全身性強皮症(高田和生)
連載
2012.02.06
もう膠原病は怖くない!
臨床医が知っておくべき膠原病診療のポイント
◆その9◆
全身性強皮症
高田和生(東京医科歯科大学 医歯学融合教育支援センター 准教授)
(2960号よりつづく)
膠原病は希少疾患ですが,病態はさまざまな臓器におよび,多くの患者で鑑別疾患に挙がります。また,内科でありながらその症候は特殊で,多くは実際の診療を通してでなければとらえにくいものです。本連載では,膠原病を疑ったとき,膠原病患者を診るとき,臨床医が知っておくべきポイントを紹介し,膠原病専門診療施設での実習・研修でしか得られない学習機会を紙面で提供します。
今回は,全身性強皮症(Systemic sclerosis;SSc)の考え方と診療におけるポイントを学びます。
(?)限局性強皮症と限局型全身性強皮症は同じ?
強皮症(Scleroderma)には,SScのほか,限局性強皮症(Localized scleroderma)も含まれます(図1)。
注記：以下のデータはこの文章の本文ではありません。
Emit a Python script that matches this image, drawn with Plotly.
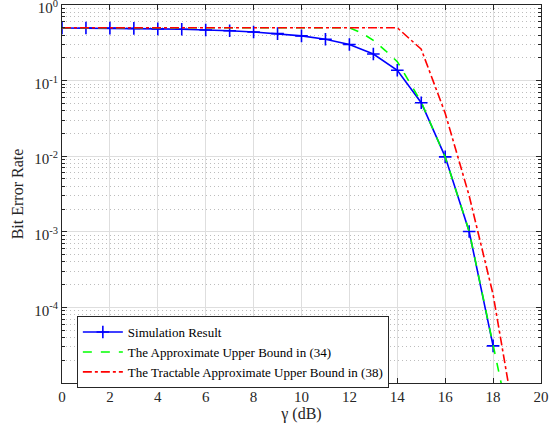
import plotly.graph_objects as go

# ─── data ──────────────────────────────────────────────────
gamma_sim = list(range(0, 19))
ber_sim = [0.497, 0.496, 0.494, 0.49, 0.484, 0.477, 0.468, 0.456, 0.44, 0.418,
           0.39, 0.352, 0.30, 0.225, 0.137, 0.051, 0.0098, 0.00101, 3.1e-5]

gamma_ub = [0, 2, 4, 6, 8, 10, 12, 12.5, 13, 13.5, 14, 15, 16, 17, 18, 19]
ber_ub = [0.5, 0.5, 0.5, 0.5, 0.5, 0.5, 0.5, 0.43, 0.34, 0.25, 0.178, 0.052,
          0.0097, 0.00102, 3.1e-5, 1e-6]

gamma_tub = [0, 2, 4, 6, 8, 10, 12, 14, 14.5, 15, 16, 17, 18, 19]
ber_tub = [0.5, 0.5, 0.5, 0.5, 0.5, 0.5, 0.5, 0.5, 0.36, 0.26, 0.037, 0.003,
           1.48e-4, 2.1e-6]

x_ticks = list(range(0, 21, 2))
y_ticks = [1e-5, 1e-4, 1e-3, 1e-2, 1e-1, 1e0]
y_ticktext = ["", "10<sup>-4</sup>", "10<sup>-3</sup>", "10<sup>-2</sup>",
              "10<sup>-1</sup>", "10<sup>0</sup>"]

FONT = "Liberation Serif"

fig = go.Figure()

fig.add_trace(go.Scatter(
    x=gamma_sim, y=ber_sim,
    mode="lines+markers",
    name="Simulation Result",
    line=dict(color="#0000ff", width=1.6),
    marker=dict(symbol="cross-thin", size=9,
                line=dict(color="#0000ff", width=1.6)),
))

fig.add_trace(go.Scatter(
    x=gamma_ub, y=ber_ub,
    mode="lines",
    name="The Approximate Upper Bound in (34)",
    line=dict(color="#00ff00", width=1.6, dash="dash"),
))

fig.add_trace(go.Scatter(
    x=gamma_tub, y=ber_tub,
    mode="lines",
    name="The Tractable Approximate Upper Bound in (38)",
    line=dict(color="#ff0000", width=1.6, dash="dashdot"),
))

fig.update_layout(
    width=557, height=434,
    margin=dict(l=62, r=16, t=5, b=51, autoexpand=False),
    paper_bgcolor="white",
    plot_bgcolor="white",
    font=dict(family=FONT, size=15, color="#262626"),
    showlegend=True,
    legend=dict(
        x=0.031, y=0.177, xanchor="left", yanchor="top",
        bgcolor="white", bordercolor="#262626", borderwidth=1,
        font=dict(family=FONT, size=13, color="#000000"),
        tracegroupgap=0, itemwidth=40,
    ),
)

fig.update_xaxes(
    range=[0, 20],
    tickvals=x_ticks,
    automargin=False,
    ticks="inside", ticklen=5, tickcolor="#262626",
    showline=True, linecolor="#262626", linewidth=1, mirror="ticks",
    showgrid=True, gridcolor="#dedede", gridwidth=1,
    zeroline=False,
    title=dict(text="γ (dB)", font=dict(family=FONT, size=16), standoff=2),
)

fig.update_yaxes(
    type="log",
    range=[-5, 0],
    tickvals=y_ticks, ticktext=y_ticktext,
    automargin=False,
    ticklabeloverflow="allow",
    ticklabelshift=3,
    ticks="inside", ticklen=5, tickcolor="#262626",
    showline=True, linecolor="#262626", linewidth=1, mirror="ticks",
    showgrid=True, gridcolor="#dedede", gridwidth=1,
    zeroline=False,
    minor=dict(ticks="inside", ticklen=3, tickcolor="#262626", dtick="D1",
               showgrid=True, gridcolor="#bdbdbd", griddash="1px,3px", gridwidth=1),
    title=dict(text="Bit Error Rate", font=dict(family=FONT, size=16), standoff=6),
)

# page body has a default 8px margin; drop it so the figure sits at (0, 0)
fig.write_html("out.html", config={"displayModeBar": False},
               post_script="document.body.style.margin='0px';")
図1 強皮症の分類(Semin Arthritis Rheum. 2011[PMID:22169458]より改変) *斑状強皮症と線状強皮症の頻度分布は小児と成人で異なり,小児では線状強皮症が主体(約3分の2),成人では逆となる。 |
後者は,前者より発症年齢がやや低く(20-40代),レイノー現象や内臓臓器病変合併はまれであり,生命予後は良好です。なお,後述する限局型全身性強皮症とは大きく異なるので整理して理解する必要があります。
(!)全身性強皮症の限局型とびまん型:単なる皮膚硬化の範囲による違いではない
全身性強皮症(日本における推定患者数1万人弱)は,皮膚硬化の範囲により限局型全身性強皮症(Limited cutaneous systemic sclerosis;lcSSc)とびまん型全身性強皮症(Diffuse cutaneous systemic sclerosis;dcSSc)に分けられ,両者は自己抗体や発症経過,内臓臓器病変合併頻度など,さまざまな点で異なります(表)。さらに,全身性強皮症に伴う自己抗体や内臓臓器病変,レイノー現象などを伴いながら皮膚硬化をみないSystemic sclerosis sine scleroderma(sineは英語のwithoutを意味するラテン語)もまれに経験されます(図1)。なお,CREST症候群はlcSScと同義ではなくその亜型です(“C”のcalcinosisを伴う症例はまれ)。
表 全身性強皮症の亜型と内臓臓器病変合併頻度(Mod Rheumatol. 2011[PMID:21874591]より改変) |
※消化器病変は半数では無症候性。罹患率は食道>小腸>大腸。小腸病変による吸収不良は10-30%でみられ,また少数例は偽性腸閉塞症(小腸または大腸病変による)を繰り返す。 |
(!)dcSScとlcSScは,皮膚硬化とレイノー現象の発症時期との関係で識別可能
dcSScは皮膚病変とレイノー現象がほぼ同時期に発症し,皮膚硬化は当初5年程度かけて進行しピークを迎えた後は,緩徐ですが軟化傾向となります(図2)。よって,当初の硬化速度とピークの程度が低い場合は,その後の軟化によりほぼ肉眼的には正常に近い皮膚に戻る場合もあります。内臓臓器病変が出現するのも当初5年程度ですが(肺高血圧症を除く),それらは皮膚病変ピーク後も進行します。